The exercise: Count how many lines below contain the word "script", then give that number alone.

Excerpted data:

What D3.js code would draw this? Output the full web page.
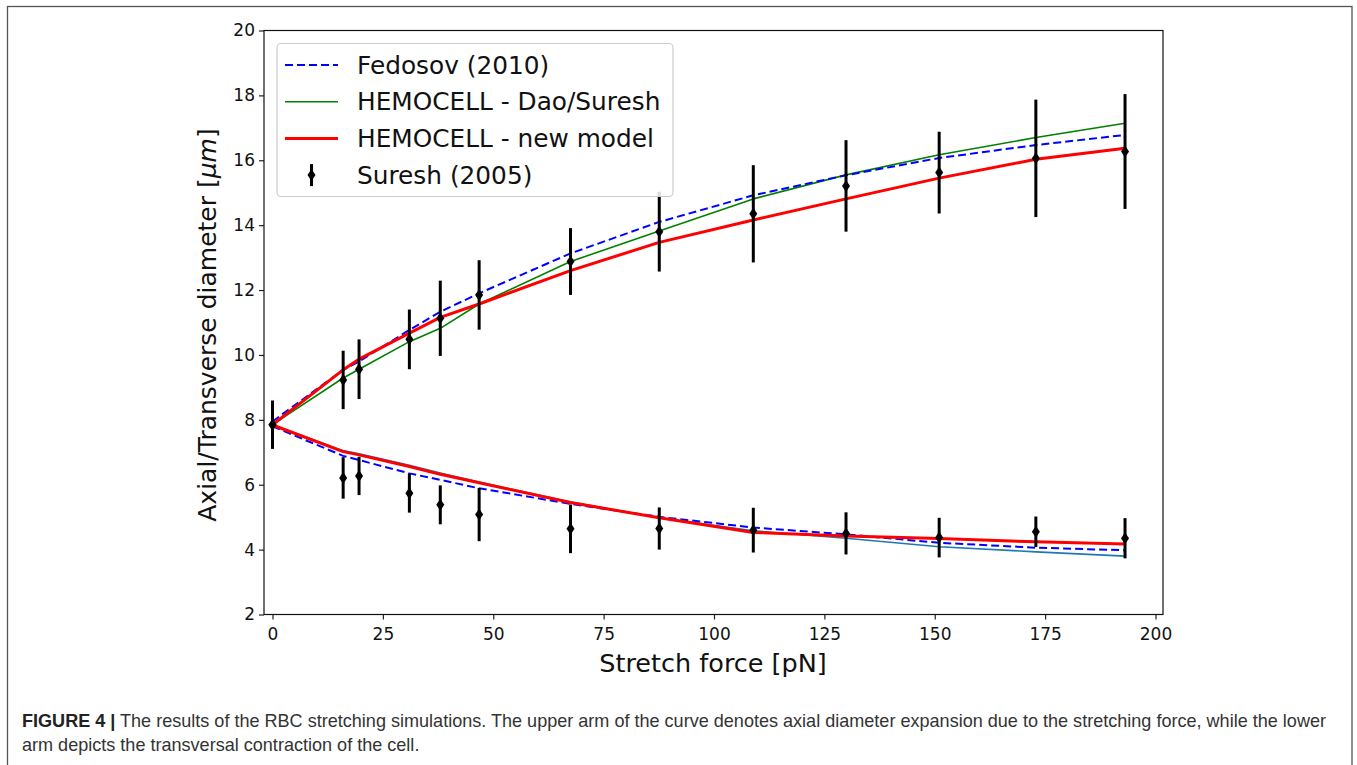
<!DOCTYPE html>
<html>
<head>
<meta charset="utf-8">
<script src="https://cdn.jsdelivr.net/npm/d3@7"></script>
<style>
  body { margin: 0; background: #fff; }
  svg { display: block; }
</style>
</head>
<body>
<script>
// forces in pN
const force = [0, 16.0, 19.6, 31.0, 38.0, 46.8, 67.5, 87.6, 108.9, 129.9, 151.0, 172.9, 193.1];

// Suresh (2005) experiment
const sureshUpper = [7.85, 9.23, 9.56, 10.48, 11.13, 11.85, 12.88, 13.80, 14.35, 15.21, 15.62, 16.06, 16.27];
const sureshUpperErr = [0.74, 0.9, 0.92, 0.92, 1.16, 1.07, 1.03, 1.23, 1.5, 1.41, 1.26, 1.81, 1.77];
const sureshLower = [7.85, 6.21, 6.27, 5.74, 5.38, 5.08, 4.64, 4.65, 4.60, 4.50, 4.37, 4.55, 4.35];
const sureshLowerErr = [0.74, 0.64, 0.59, 0.6, 0.6, 0.82, 0.75, 0.65, 0.69, 0.65, 0.61, 0.47, 0.62];

// Fedosov (2010)
const fedosovUpper = [7.95, 9.54, 9.8, 10.77, 11.33, 11.90, 13.13, 14.10, 14.92, 15.54, 16.07, 16.47, 16.78];
const fedosovLower = [7.8, 6.89, 6.76, 6.35, 6.15, 5.89, 5.41, 5.01, 4.68, 4.47, 4.21, 4.06, 3.98];

// HEMOCELL - Dao/Suresh
const daoUpper = [7.85, 9.29, 9.56, 10.41, 10.82, 11.57, 12.88, 13.82, 14.81, 15.55, 16.17, 16.70, 17.14];
const daoLower = [7.85, 7.05, 6.95, 6.6, 6.36, 6.08, 5.47, 4.98, 4.58, 4.35, 4.09, 3.93, 3.80];

// HEMOCELL - new model
const newUpper = [7.85, 9.54, 9.87, 10.67, 11.16, 11.57, 12.60, 13.47, 14.16, 14.81, 15.45, 16.03, 16.37];
const newLower = [7.84, 7.02, 6.92, 6.56, 6.32, 6.06, 5.45, 4.98, 4.53, 4.42, 4.34, 4.24, 4.17];

const xTicks = [0, 25, 50, 75, 100, 125, 150, 175, 200];
const yTicks = [2, 4, 6, 8, 10, 12, 14, 16, 18, 20];
const legendLabels = ["Fedosov (2010)", "HEMOCELL - Dao/Suresh", "HEMOCELL - new model", "Suresh (2005)"];

const W = 1357, H = 765;
const margin = {top: 30.5, left: 264, right: W - 1163, bottom: H - 614.5};

const svg = d3.select("body").append("svg")
  .attr("width", W).attr("height", H);

// outer figure frame
svg.append("rect")
  .attr("x", 7.5).attr("y", 6.5)
  .attr("width", 1344.5).attr("height", 770)
  .attr("fill", "none").attr("stroke", "#555").attr("stroke-width", 1.3);

const x = d3.scaleLinear().domain([-1.93, 201.7]).range([margin.left, W - margin.right]);
const y = d3.scaleLinear().domain([2, 20]).range([H - margin.bottom, margin.top]);

const g = svg.append("g");

const line = d3.line().x((d, i) => x(force[i])).y(d => y(d));

function drawLine(vals, color, width, dash){
  g.append("path")
    .datum(vals)
    .attr("fill", "none")
    .attr("stroke", color)
    .attr("stroke-width", width)
    .attr("stroke-linejoin", "round")
    .attr("stroke-dasharray", dash || null)
    .attr("d", line);
}

drawLine(daoLower, "#1f77b4", 1.6);
drawLine(daoUpper, "green", 1.6);
drawLine(fedosovUpper, "blue", 2, "8,4");
drawLine(fedosovLower, "blue", 2, "8,4");
drawLine(newUpper, "red", 3);
drawLine(newLower, "red", 3);

const diamond = "M0,-6L4,0L0,6L-4,0Z";

// error bars
function drawErr(vals, errs){
  const grp = g.append("g");
  grp.selectAll("line")
    .data(vals)
    .enter()
    .append("line")
    .attr("x1", (d, i) => x(force[i]))
    .attr("x2", (d, i) => x(force[i]))
    .attr("y1", (d, i) => y(d - errs[i]))
    .attr("y2", (d, i) => y(d + errs[i]))
    .attr("stroke", "black")
    .attr("stroke-width", 3);
  grp.selectAll("path")
    .data(vals)
    .enter()
    .append("path")
    .attr("d", diamond)
    .attr("transform", (d, i) => "translate(" + x(force[i]) + "," + y(d) + ")")
    .attr("fill", "black");
}
drawErr(sureshUpper, sureshUpperErr);
drawErr(sureshLower, sureshLowerErr);

// axes
const xAxis = svg.append("g")
  .attr("transform", "translate(0," + (H - margin.bottom) + ")")
  .call(d3.axisBottom(x).tickValues(xTicks).tickSize(5).tickPadding(4).tickSizeOuter(0));
const yAxis = svg.append("g")
  .attr("transform", "translate(" + margin.left + ",0)")
  .call(d3.axisLeft(y).tickValues(yTicks).tickSize(5).tickPadding(4).tickSizeOuter(0));

[xAxis, yAxis].forEach(a => {
  a.selectAll("text").attr("font-family", "DejaVu Sans").attr("font-size", 17).attr("fill", "#111");
  a.selectAll("line").attr("stroke", "#222").attr("stroke-width", 1.2);
  a.select(".domain").remove();
});
xAxis.selectAll("text").attr("dy", "0.95em");

svg.append("rect")
  .attr("x", margin.left).attr("y", margin.top)
  .attr("width", W - margin.right - margin.left)
  .attr("height", H - margin.bottom - margin.top)
  .attr("fill", "none").attr("stroke", "#111").attr("stroke-width", 1.2);

// axis labels
svg.append("text")
  .attr("x", 713)
  .attr("y", 672)
  .attr("text-anchor", "middle")
  .attr("font-family", "DejaVu Sans").attr("font-size", 25.5).attr("fill", "#111")
  .text("Stretch force [pN]");

const yl = svg.append("text")
  .attr("transform", "translate(216,325) rotate(-90)")
  .attr("text-anchor", "middle")
  .attr("font-family", "DejaVu Sans").attr("font-size", 25).attr("fill", "#111");
yl.append("tspan").text("Axial/Transverse diameter [");
yl.append("tspan").attr("font-style", "italic").text("\u03bcm");
yl.append("tspan").text("]");

// legend
const lg = svg.append("g");
lg.append("rect")
  .attr("x", 277).attr("y", 43.5).attr("width", 396).attr("height", 153)
  .attr("rx", 4)
  .attr("fill", "white").attr("fill-opacity", 0.85)
  .attr("stroke", "#ccc").attr("stroke-width", 1.2);

const legendStyles = [
  {color: "blue", width: 2, dash: "8,4"},
  {color: "green", width: 1.6},
  {color: "red", width: 3}
];
legendLabels.forEach((lab, i) => {
  const cy = 65 + i * 36.7;
  if (i < 3) {
    const s = legendStyles[i];
    lg.append("line")
      .attr("x1", 285).attr("x2", 338).attr("y1", cy).attr("y2", cy)
      .attr("stroke", s.color).attr("stroke-width", s.width)
      .attr("stroke-dasharray", s.dash || null);
  } else {
    lg.append("line")
      .attr("x1", 311.5).attr("x2", 311.5).attr("y1", cy - 11).attr("y2", cy + 11)
      .attr("stroke", "black").attr("stroke-width", 3);
    lg.append("path")
      .attr("d", diamond)
      .attr("transform", "translate(311.5," + cy + ")")
      .attr("fill", "black");
  }
  lg.append("text")
    .attr("x", 357).attr("y", cy)
    .attr("dy", "0.35em")
    .attr("font-family", "DejaVu Sans").attr("font-size", 24.8).attr("fill", "#111")
    .text(lab);
});

// caption
const cap1 = svg.append("text")
  .attr("x", 22).attr("y", 727)
  .attr("font-family", "Liberation Sans").attr("font-size", 18.5).attr("fill", "#333");
cap1.append("tspan").attr("font-weight", "bold").attr("fill", "#222").text("FIGURE 4 |");
cap1.append("tspan").text(" The results of the RBC stretching simulations. The upper arm of the curve denotes axial diameter expansion due to the stretching force, while the lower");

const cap2 = svg.append("text")
  .attr("x", 22).attr("y", 751)
  .attr("font-family", "Liberation Sans").attr("font-size", 18.5).attr("fill", "#333")
  .text("arm depicts the transversal contraction of the cell.");

// squeeze both lines by the same factor so line 1 ends where it does in the figure
const natural1 = cap1.node().getComputedTextLength();
const k = (1326 - 22) / natural1;
cap1.attr("textLength", natural1 * k).attr("lengthAdjust", "spacingAndGlyphs");
cap2.attr("textLength", cap2.node().getComputedTextLength() * k).attr("lengthAdjust", "spacingAndGlyphs");
</script>
</body>
</html>
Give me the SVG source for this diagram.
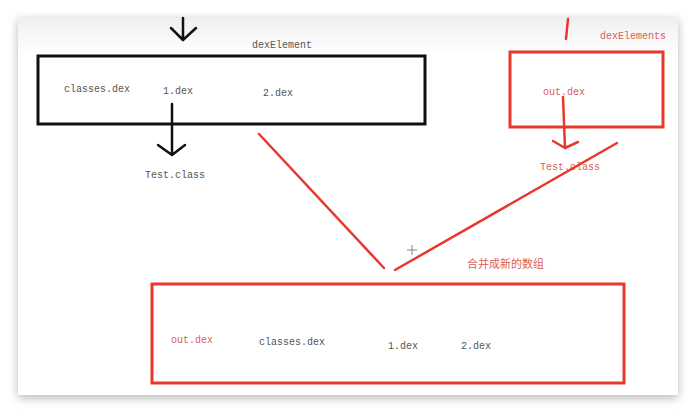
<svg xmlns="http://www.w3.org/2000/svg" width="696" height="414" viewBox="0 0 696 414">
<defs>
<filter id="sh" x="-10%" y="-10%" width="120%" height="120%">
<feGaussianBlur stdDeviation="5"/>
</filter>
<linearGradient id="topg" x1="0" y1="0" x2="0" y2="1">
<stop offset="0" stop-color="#efefef"/>
<stop offset="1" stop-color="#ffffff"/>
</linearGradient>
<style>
.t{font-family:"Liberation Mono","DejaVu Sans Mono",monospace;font-size:10px;fill:#555}
.r{font-family:"Liberation Mono","DejaVu Sans Mono",monospace;font-size:10px;fill:#d9605a}
.cjk{font-family:"Noto Sans CJK SC",sans-serif;font-size:11px;fill:#d9605a}
.kb{fill:none;stroke:#111;stroke-width:3}
.rb{fill:none;stroke:#e8382d;stroke-width:3}
.kl{fill:none;stroke:#111;stroke-width:2.5;stroke-linecap:round;stroke-linejoin:round}
.rl{fill:none;stroke:#e8382d;stroke-width:2.5;stroke-linecap:round;stroke-linejoin:round}
</style>
</defs>
<rect width="696" height="414" fill="#ffffff"/>
<rect x="18" y="20" width="660" height="378" fill="#b8b8b8" filter="url(#sh)"/>
<rect x="18" y="18" width="660" height="377" fill="#ffffff"/>
<rect x="18" y="18" width="660" height="36" fill="url(#topg)"/>

<g id="dexElement-box">
<rect class="kb" x="38" y="56" width="387" height="68"/>
<text class="t" x="252" y="48">dexElement</text>
<text class="t" x="64" y="92">classes.dex</text>
<text class="t" x="163" y="94">1.dex</text>
<text class="t" x="263" y="96">2.dex</text>
</g>
<g id="test-class-left">
<text class="t" x="145" y="178">Test.class</text>
</g>
<g id="dexElements-box">
<rect class="rb" x="510" y="52" width="153" height="75"/>
<text class="r" x="600" y="39">dexElements</text>
<text class="r" x="543" y="95">out.dex</text>
</g>
<g id="test-class-right">
<text class="r" x="540" y="170">Test.class</text>
</g>
<g id="merged-box">
<rect class="rb" x="152" y="284" width="472" height="99"/>
<text class="cjk" x="467" y="268">合并成新的数组</text>
<text class="r" x="171" y="343">out.dex</text>
<text class="t" x="259" y="345">classes.dex</text>
<text class="t" x="388" y="349">1.dex</text>
<text class="t" x="461" y="349">2.dex</text>
</g>
<g id="connectors">
<path class="kl" d="M183 18 V39 M171 28 L183 40 L196 28"/>
<path class="kl" d="M172 104 V155 M158 145 L172 155 L185 145"/>
<path class="rl" d="M568 19 L566 39"/>
<path class="rl" d="M563 97 L565 148 M553 141 L565 148 L578 142"/>
<path class="rl" d="M259 134 L384 268"/>
<path class="rl" d="M617 143 L395 270"/>
<path d="M412 245 V255 M407 250 H417" stroke="#888" stroke-width="1" fill="none"/>
</g>
</svg>
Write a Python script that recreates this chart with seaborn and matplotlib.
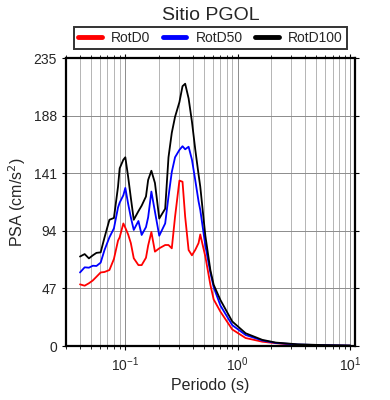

The answer: 4